▼

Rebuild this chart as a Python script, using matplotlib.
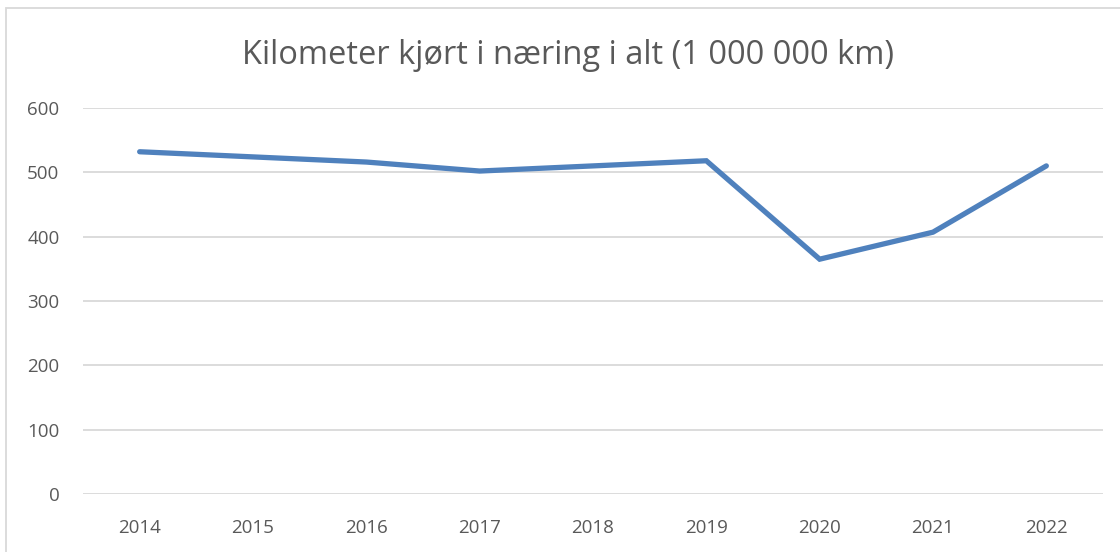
import numpy as np
import matplotlib.pyplot as plt
from matplotlib.patches import Rectangle

years = ["2014", "2015", "2016", "2017", "2018", "2019", "2020", "2021", "2022"]
km_million = [532, 524, 516, 502, 510, 518, 365, 407, 510]
y_ticks = [0, 100, 200, 300, 400, 500, 600]

plt.rcParams['font.family'] = ['Open Sans', 'DejaVu Sans']

fig = plt.figure(figsize=(11.2, 5.52), dpi=100)
ax = fig.add_axes([83 / 1120, 58 / 552, 1020 / 1120, 386 / 552])

x = np.arange(len(years))
ax.plot(x, km_million, color="#4f81bd", linewidth=3.8, solid_capstyle="round",
        solid_joinstyle="miter", zorder=3)

ax.set_xlim(-0.5, len(years) - 0.5)
ax.set_ylim(0, 600)
ax.set_yticks(y_ticks)
ax.set_xticks(x)
ax.set_xticklabels(years)
ax.yaxis.grid(True, color="#d9d9d9", linewidth=1.3)
ax.set_axisbelow(True)
for s in ax.spines.values():
    s.set_visible(False)
ax.tick_params(length=0, labelsize=13.5, labelcolor="#595959")
ax.tick_params(axis="y", pad=17)
ax.tick_params(axis="x", pad=18)

fig.text(568 / 1120, 1 - 55 / 552, "Kilometer kjørt i næring i alt (1 000 000 km)",
         ha="center", va="center", fontsize=23.5, color="#595959")

fig.patches.append(Rectangle((6 / 1120, -0.1), 1.2, 1 - 8 / 552 + 0.1,
                             transform=fig.transFigure, fill=False,
                             edgecolor="#d9d9d9", linewidth=1.3))

fig.savefig("out.png", dpi=100)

▲

**THE PROBLEM:** Write down every line from the opening of the listing to the line with "plt.rcParams['font.family'] = ['Open", both included, and nothing else; the pictures are omitted.

**FINAL RESULT:**
Rebuild this chart as a Python script, using matplotlib.
import numpy as np
import matplotlib.pyplot as plt
from matplotlib.patches import Rectangle

years = ["2014", "2015", "2016", "2017", "2018", "2019", "2020", "2021", "2022"]
km_million = [532, 524, 516, 502, 510, 518, 365, 407, 510]
y_ticks = [0, 100, 200, 300, 400, 500, 600]

plt.rcParams['font.family'] = ['Open Sans', 'DejaVu Sans']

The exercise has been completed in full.